Lien-priority step needed when a junior lien must remain behind a new first mortgage after refinancing.
Refinance subordination is the lien-priority step needed when an existing junior lien must remain behind a new first mortgage after a refinance.
Refinance subordination matters because replacing the first mortgage can disturb the lien order unless the junior lienholder agrees to stay behind the new first loan. Without that agreement, a refinance can stall even when the borrower qualifies financially.
The term also matters because borrowers often think only about rate and payment. A HELOC or second mortgage left open during the refinance can create a title and priority issue that must be solved before closing.
Borrowers encounter refinance subordination when refinancing a first mortgage while keeping a HELOC or other Second Mortgage in place.
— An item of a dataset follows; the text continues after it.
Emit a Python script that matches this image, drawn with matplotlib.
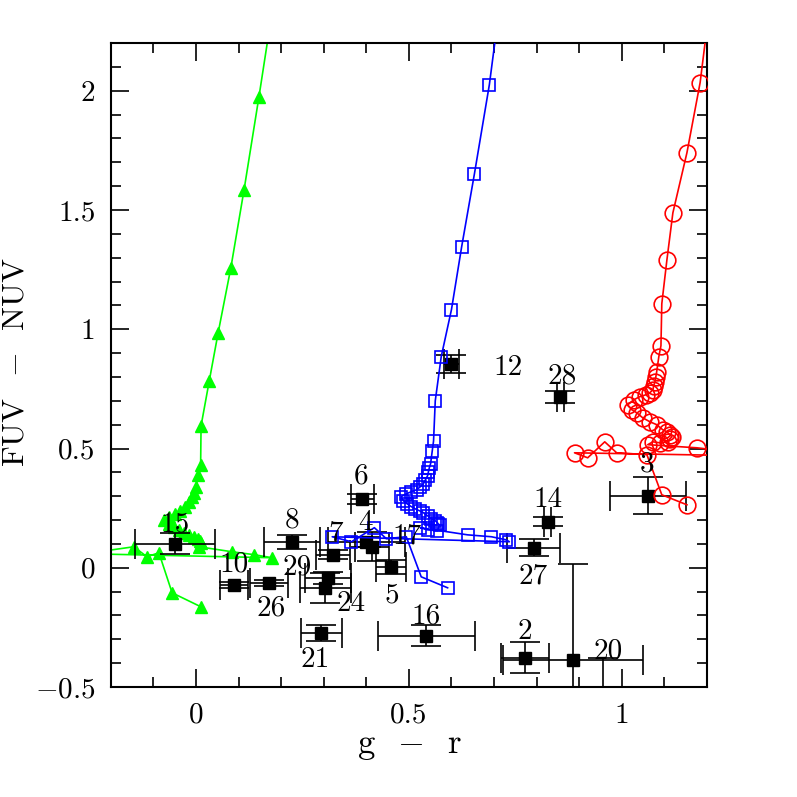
import matplotlib
matplotlib.use('Agg')
import matplotlib.pyplot as plt

plt.rcParams['font.family'] = ['cmr10', 'DejaVu Serif']
plt.rcParams['mathtext.fontset'] = 'cm'
plt.rcParams['axes.unicode_minus'] = False

# observed galaxies: g-r, FUV-NUV and errors
gal_gr = [-0.049, 0.226, 0.089, 0.172, 0.311, 0.304, 0.294, 0.322, 0.400, 0.414,
          0.459, 0.391, 0.541, 0.772, 0.885, 0.955, 0.793, 0.826, 1.061, 0.856, 0.600]
gal_uv = [0.101, 0.109, -0.071, -0.063, -0.042, -0.084, -0.272, 0.055, 0.109, 0.088,
          0.004, 0.289, -0.285, -0.377, -0.386, -0.560, 0.084, 0.193, 0.302, 0.717, 0.855]
gal_egr = [0.094, 0.066, 0.033, 0.044, 0.054, 0.059, 0.048, 0.039, 0.090, 0.040,
           0.035, 0.026, 0.114, 0.056, 0.165, 0.0, 0.063, 0.008, 0.089, 0.008, 0.018]
gal_euv = [0.045, 0.030, 0.012, 0.012, 0.025, 0.063, 0.034, 0.020, 0.020, 0.060,
           0.030, 0.020, 0.043, 0.066, 0.400, 0.180, 0.036, 0.020, 0.078, 0.025, 0.038]

# galaxy ids and where their numbers sit
lab_text = ['15', '8', '10', '26', '29', '24', '21', '7', '4', '17',
            '5', '6', '16', '2', '20', '27', '14', '3', '28', '12']
lab_x = [-0.049, 0.226, 0.089, 0.176, 0.238, 0.365, 0.280, 0.327, 0.398, 0.496,
         0.459, 0.388, 0.541, 0.772, 0.967, 0.791, 0.826, 1.059, 0.859, 0.732]
lab_y = [0.184, 0.197, 0.013, -0.172, 0.000, -0.151, -0.386, 0.143, 0.189, 0.130,
         -0.117, 0.382, -0.205, -0.268, -0.352, -0.038, 0.285, 0.432, 0.801, 0.839]

# model tracks
green_gr = [0.183, 0.148, 0.113, 0.082, 0.052, 0.031, 0.012, 0.011, 0.005,
            0.000, -0.005, -0.009, -0.016, -0.026, -0.038, -0.049, -0.064, -0.075,
            -0.064, -0.052, -0.040, -0.028, -0.016, -0.005, 0.005, 0.009, 0.012, 0.007,
            0.085, 0.136, 0.179, -0.261, -0.146, -0.115, -0.087, -0.056, 0.012]
green_uv = [2.38, 1.975, 1.585, 1.258, 0.984, 0.781, 0.595, 0.432, 0.390,
            0.340, 0.314, 0.298, 0.277, 0.256, 0.239, 0.226, 0.214, 0.201,
            0.184, 0.172, 0.159, 0.147, 0.138, 0.130, 0.122, 0.113, 0.105, 0.088,
            0.067, 0.055, 0.042, 0.059, 0.088, 0.046, 0.063, -0.105, -0.164]

blue_gr = [0.720, 0.689, 0.654, 0.624, 0.600, 0.576, 0.562, 0.558, 0.555,
           0.551, 0.548, 0.546, 0.544, 0.539, 0.534, 0.527, 0.518, 0.506, 0.494, 0.482,
           0.487, 0.496, 0.506, 0.515, 0.525, 0.534, 0.544, 0.553, 0.562, 0.567, 0.569, 0.572,
           0.567, 0.544, 0.527, 0.638, 0.694, 0.729, 0.736,
           0.320, 0.365, 0.419, 0.447, 0.494, 0.529, 0.591]
blue_uv = [2.45, 2.025, 1.652, 1.346, 1.082, 0.885, 0.700, 0.532, 0.491,
           0.436, 0.419, 0.403, 0.386, 0.369, 0.352, 0.340, 0.327, 0.319, 0.310, 0.298,
           0.281, 0.268, 0.256, 0.247, 0.239, 0.231, 0.218, 0.205, 0.197, 0.189, 0.184, 0.180,
           0.155, 0.159, 0.168, 0.138, 0.130, 0.117, 0.109,
           0.130, 0.109, 0.168, 0.122, 0.130, -0.038, -0.084]

red_gr = [1.214, 1.184, 1.153, 1.120, 1.106, 1.094, 1.092, 1.087, 1.082, 1.080,
          1.078, 1.075, 1.073, 1.066, 1.056, 1.042, 1.028, 1.014, 1.024, 1.035,
          1.049, 1.066, 1.082, 1.096, 1.106, 1.113, 1.118, 1.113, 1.108, 1.089,
          1.073, 1.061, 1.176, 1.235, 1.271, 1.278,
          0.889, 0.920, 0.960, 0.988, 1.059, 1.094, 1.153]
red_uv = [2.465, 2.034, 1.740, 1.488, 1.291, 1.107, 0.931, 0.885, 0.822, 0.801,
          0.780, 0.763, 0.746, 0.734, 0.725, 0.717, 0.704, 0.683, 0.662, 0.650,
          0.629, 0.612, 0.600, 0.579, 0.570, 0.558, 0.549, 0.541, 0.528, 0.524,
          0.528, 0.516, 0.503, 0.491, 0.478, 0.470,
          0.482, 0.461, 0.528, 0.482, 0.474, 0.306, 0.264]

y_ticks = [-0.5, 0, 0.5, 1, 1.5, 2]
y_ticklabels = ['$-0.5$', '0', '0.5', '1', '1.5', '2']
x_ticks = [0, 0.5, 1]
x_ticklabels = ['0', '0.5', '1']

fig = plt.figure(figsize=(7.97, 7.97), dpi=100)
ax = fig.add_axes([0.139, 0.138, 0.748, 0.808])

ax.plot(green_gr, green_uv, '-^', color='#00ff00', ms=9, lw=1.2, zorder=2)
ax.errorbar(gal_gr, gal_uv, xerr=gal_egr, yerr=gal_euv, fmt='s', color='black',
            ms=8.5, capsize=10.5, elinewidth=1.2, capthick=1.2, zorder=3)
ax.plot(blue_gr, blue_uv, '-s', color='#0000ff', mfc='none', mew=1.2, ms=9, lw=1.2, zorder=4)
ax.plot(red_gr, red_uv, '-o', color='#ff0000', mfc='none', mew=1.2, ms=12, lw=1.2, zorder=4)

for t, lx, ly in zip(lab_text, lab_x, lab_y):
    ax.text(lx, ly, t, fontsize=21, ha='center', va='center', zorder=5)

ax.set_xlim(-0.2, 1.2)
ax.set_ylim(-0.5, 2.2)
ax.set_xticks(x_ticks)
ax.set_xticklabels(x_ticklabels)
ax.set_yticks(y_ticks)
ax.set_yticklabels(y_ticklabels)
ax.xaxis.set_minor_locator(matplotlib.ticker.MultipleLocator(0.1))
ax.yaxis.set_minor_locator(matplotlib.ticker.MultipleLocator(0.1))
ax.tick_params(which='both', direction='in', top=True, right=True, width=1.2,
               labelsize=21)
ax.tick_params(which='major', length=13, pad=11)
ax.tick_params(which='minor', length=7)
for s in ax.spines.values():
    s.set_linewidth(1.5)

ax.set_xlabel('g  $-$  r', fontsize=25)
ax.set_ylabel('FUV  $-$  NUV', fontsize=23)
ax.xaxis.set_label_coords(0.502, -0.068)
ax.yaxis.set_label_coords(-0.137, 0.505)

fig.savefig('out.png', dpi=100)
The term becomes practical after title review or lender review shows that an existing junior lien needs a Subordination Agreement.
| Term | What it answers |
|---|---|
| Refinance | What new loan transaction is happening? |
| Refinance subordination | How will a junior lien remain behind the new first mortgage? |
| Subordination Agreement | What document confirms the lien-priority arrangement? |
| Lien Priority | What order do property claims have? |
A homeowner refinances the first mortgage but wants to keep an existing HELOC open. The new lender requires the HELOC lender to agree that the HELOC will remain junior after the refinance closes.
Refinance subordination differs from Subordination Agreement because refinance subordination is the transaction issue, while the agreement is the document used to handle it.
It also differs from Refinance Payoff. Payoff retires the old first mortgage; subordination handles a junior lien that remains in place.